[START DATASET CONTENT]

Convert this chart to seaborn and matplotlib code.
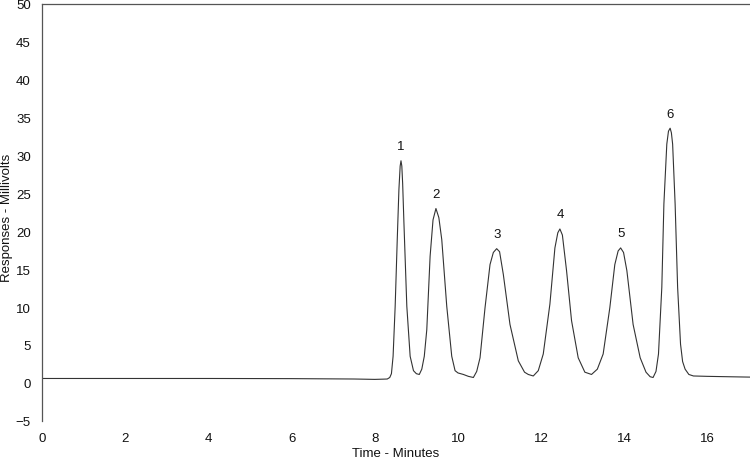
#!/usr/bin/env python3

import matplotlib

matplotlib.use("Agg")
import matplotlib.pyplot as plt
import numpy as np
import pandas as pd
import seaborn as sns
from matplotlib.ticker import MultipleLocator

OUTPUT = "out.png"

# chromatogram trace (minutes, millivolts)
time_min = [
    0.0, 2.0, 4.0, 6.0, 7.5, 8.0, 8.2, 8.3, 8.36, 8.40,
    8.44, 8.49, 8.54, 8.58, 8.61, 8.63, 8.65, 8.67, 8.70, 8.77,
    8.85, 8.93, 9.00, 9.07, 9.13, 9.19, 9.25, 9.33, 9.40, 9.47,
    9.54, 9.61, 9.73, 9.85, 9.93, 10.00, 10.13, 10.25, 10.37, 10.45,
    10.53, 10.65, 10.77, 10.85, 10.93, 11.00, 11.09, 11.25, 11.45, 11.60,
    11.69, 11.81, 11.93, 12.05, 12.21, 12.33, 12.40, 12.45, 12.51, 12.61,
    12.73, 12.89, 13.05, 13.21, 13.35, 13.49, 13.65, 13.77, 13.85, 13.91,
    13.98, 14.06, 14.21, 14.38, 14.52, 14.62, 14.69, 14.76, 14.82, 14.90,
    14.95, 15.02, 15.06, 15.10, 15.13, 15.16, 15.22, 15.28, 15.35, 15.40,
    15.46, 15.55, 15.66, 16.00, 16.50, 17.02,
]
response_mv = [
    0.57, 0.57, 0.57, 0.55, 0.50, 0.45, 0.48, 0.50, 0.70, 1.2,
    3.5, 10.1, 18.9, 25.5, 28.6, 29.3, 28.6, 26.3, 21.2, 10.1,
    3.5, 1.6, 1.2, 1.1, 1.8, 3.5, 7.0, 16.7, 21.5, 23.0,
    21.8, 18.9, 10.1, 3.5, 1.6, 1.3, 1.1, 0.85, 0.70, 1.5,
    3.3, 9.9, 15.6, 17.2, 17.7, 17.3, 14.3, 7.7, 2.9, 1.4,
    1.1, 0.9, 1.6, 3.8, 10.4, 17.8, 19.8, 20.3, 19.5, 14.8,
    8.2, 3.3, 1.4, 1.1, 1.8, 3.8, 9.9, 15.6, 17.4, 17.8,
    17.2, 14.8, 7.7, 3.3, 1.4, 0.8, 0.7, 1.5, 3.8, 12.6,
    23.6, 31.5, 33.2, 33.6, 33.0, 31.5, 23.6, 12.6, 5.1, 2.8,
    1.8, 1.1, 0.9, 0.85, 0.80, 0.75,
]
peak_labels = ["1", "2", "3", "4", "5", "6"]


def plot_chromatogram(dataset: pd.DataFrame):
    fig = plt.figure(figsize=(7.5, 4.6), dpi=100)
    ax = fig.add_axes([0.056, 0.0833, 0.944, 0.906])

    sns.lineplot(
        data=dataset,
        x="time",
        y="response",
        color="#333333",
        linewidth=0.8,
        ax=ax,
    )

    # label the local maxima in order
    t = dataset["time"].to_numpy()
    v = dataset["response"].to_numpy()
    apex = [i for i in range(1, len(v) - 1)
            if v[i] > v[i - 1] and v[i] >= v[i + 1] and v[i] > 5]
    for lab, i in zip(peak_labels, apex):
        ax.annotate(lab, (t[i], v[i]), xytext=(0, 10.5),
                    textcoords="offset points", ha="center", va="center",
                    fontsize=9.5, color="#111111")

    ax.set_xlim(0, 17.02)
    ax.set_ylim(-5, 50)
    ax.xaxis.set_major_locator(MultipleLocator(2))
    ax.xaxis.set_minor_locator(MultipleLocator(1))
    ax.yaxis.set_major_locator(MultipleLocator(5))
    ax.yaxis.set_minor_locator(MultipleLocator(2.5))
    ax.tick_params(which="major", length=6, width=0.8, color="#555555",
                   labelsize=9.5, labelcolor="#111111", pad=2)
    ax.tick_params(which="minor", length=4, width=0.8, color="#bbbbbb")

    for side in ("bottom", "right"):
        ax.spines[side].set_visible(False)
    for side in ("left", "top"):
        ax.spines[side].set_color("#555555")
        ax.spines[side].set_linewidth(0.9)

    ax.set_xlabel("Time - Minutes", fontsize=9.5, color="#111111",
                  va="center")
    ax.xaxis.set_label_coords(0.5, -0.077)
    ax.set_ylabel("Responses - Millivolts", fontsize=9.5, color="#111111",
                  va="center")
    ax.yaxis.set_label_coords(-0.049, 0.49)
    ax.grid(False)
    fig.savefig(OUTPUT, dpi=100)


def main():
    sns.set_theme(style="white")
    plt.rcParams["font.family"] = ["Liberation Sans", "DejaVu Sans"]
    trace = pd.DataFrame({"time": time_min, "response": response_mv})
    plot_chromatogram(trace)


if __name__ == "__main__":
    main()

[END DATASET CONTENT]

**WHAT THIS TASK INVOLVES:** Leaving the pictures aside, transcribe the entire listing exactly.

**EXERCISE ANSWER:**
Convert this chart to seaborn and matplotlib code.
#!/usr/bin/env python3

import matplotlib

matplotlib.use("Agg")
import matplotlib.pyplot as plt
import numpy as np
import pandas as pd
import seaborn as sns
from matplotlib.ticker import MultipleLocator

OUTPUT = "out.png"

# chromatogram trace (minutes, millivolts)
time_min = [
    0.0, 2.0, 4.0, 6.0, 7.5, 8.0, 8.2, 8.3, 8.36, 8.40,
    8.44, 8.49, 8.54, 8.58, 8.61, 8.63, 8.65, 8.67, 8.70, 8.77,
    8.85, 8.93, 9.00, 9.07, 9.13, 9.19, 9.25, 9.33, 9.40, 9.47,
    9.54, 9.61, 9.73, 9.85, 9.93, 10.00, 10.13, 10.25, 10.37, 10.45,
    10.53, 10.65, 10.77, 10.85, 10.93, 11.00, 11.09, 11.25, 11.45, 11.60,
    11.69, 11.81, 11.93, 12.05, 12.21, 12.33, 12.40, 12.45, 12.51, 12.61,
    12.73, 12.89, 13.05, 13.21, 13.35, 13.49, 13.65, 13.77, 13.85, 13.91,
    13.98, 14.06, 14.21, 14.38, 14.52, 14.62, 14.69, 14.76, 14.82, 14.90,
    14.95, 15.02, 15.06, 15.10, 15.13, 15.16, 15.22, 15.28, 15.35, 15.40,
    15.46, 15.55, 15.66, 16.00, 16.50, 17.02,
]
response_mv = [
    0.57, 0.57, 0.57, 0.55, 0.50, 0.45, 0.48, 0.50, 0.70, 1.2,
    3.5, 10.1, 18.9, 25.5, 28.6, 29.3, 28.6, 26.3, 21.2, 10.1,
    3.5, 1.6, 1.2, 1.1, 1.8, 3.5, 7.0, 16.7, 21.5, 23.0,
    21.8, 18.9, 10.1, 3.5, 1.6, 1.3, 1.1, 0.85, 0.70, 1.5,
    3.3, 9.9, 15.6, 17.2, 17.7, 17.3, 14.3, 7.7, 2.9, 1.4,
    1.1, 0.9, 1.6, 3.8, 10.4, 17.8, 19.8, 20.3, 19.5, 14.8,
    8.2, 3.3, 1.4, 1.1, 1.8, 3.8, 9.9, 15.6, 17.4, 17.8,
    17.2, 14.8, 7.7, 3.3, 1.4, 0.8, 0.7, 1.5, 3.8, 12.6,
    23.6, 31.5, 33.2, 33.6, 33.0, 31.5, 23.6, 12.6, 5.1, 2.8,
    1.8, 1.1, 0.9, 0.85, 0.80, 0.75,
]
peak_labels = ["1", "2", "3", "4", "5", "6"]


def plot_chromatogram(dataset: pd.DataFrame):
    fig = plt.figure(figsize=(7.5, 4.6), dpi=100)
    ax = fig.add_axes([0.056, 0.0833, 0.944, 0.906])

    sns.lineplot(
        data=dataset,
        x="time",
        y="response",
        color="#333333",
        linewidth=0.8,
        ax=ax,
    )

    # label the local maxima in order
    t = dataset["time"].to_numpy()
    v = dataset["response"].to_numpy()
    apex = [i for i in range(1, len(v) - 1)
            if v[i] > v[i - 1] and v[i] >= v[i + 1] and v[i] > 5]
    for lab, i in zip(peak_labels, apex):
        ax.annotate(lab, (t[i], v[i]), xytext=(0, 10.5),
                    textcoords="offset points", ha="center", va="center",
                    fontsize=9.5, color="#111111")

    ax.set_xlim(0, 17.02)
    ax.set_ylim(-5, 50)
    ax.xaxis.set_major_locator(MultipleLocator(2))
    ax.xaxis.set_minor_locator(MultipleLocator(1))
    ax.yaxis.set_major_locator(MultipleLocator(5))
    ax.yaxis.set_minor_locator(MultipleLocator(2.5))
    ax.tick_params(which="major", length=6, width=0.8, color="#555555",
                   labelsize=9.5, labelcolor="#111111", pad=2)
    ax.tick_params(which="minor", length=4, width=0.8, color="#bbbbbb")

    for side in ("bottom", "right"):
        ax.spines[side].set_visible(False)
    for side in ("left", "top"):
        ax.spines[side].set_color("#555555")
        ax.spines[side].set_linewidth(0.9)

    ax.set_xlabel("Time - Minutes", fontsize=9.5, color="#111111",
                  va="center")
    ax.xaxis.set_label_coords(0.5, -0.077)
    ax.set_ylabel("Responses - Millivolts", fontsize=9.5, color="#111111",
                  va="center")
    ax.yaxis.set_label_coords(-0.049, 0.49)
    ax.grid(False)
    fig.savefig(OUTPUT, dpi=100)


def main():
    sns.set_theme(style="white")
    plt.rcParams["font.family"] = ["Liberation Sans", "DejaVu Sans"]
    trace = pd.DataFrame({"time": time_min, "response": response_mv})
    plot_chromatogram(trace)


if __name__ == "__main__":
    main()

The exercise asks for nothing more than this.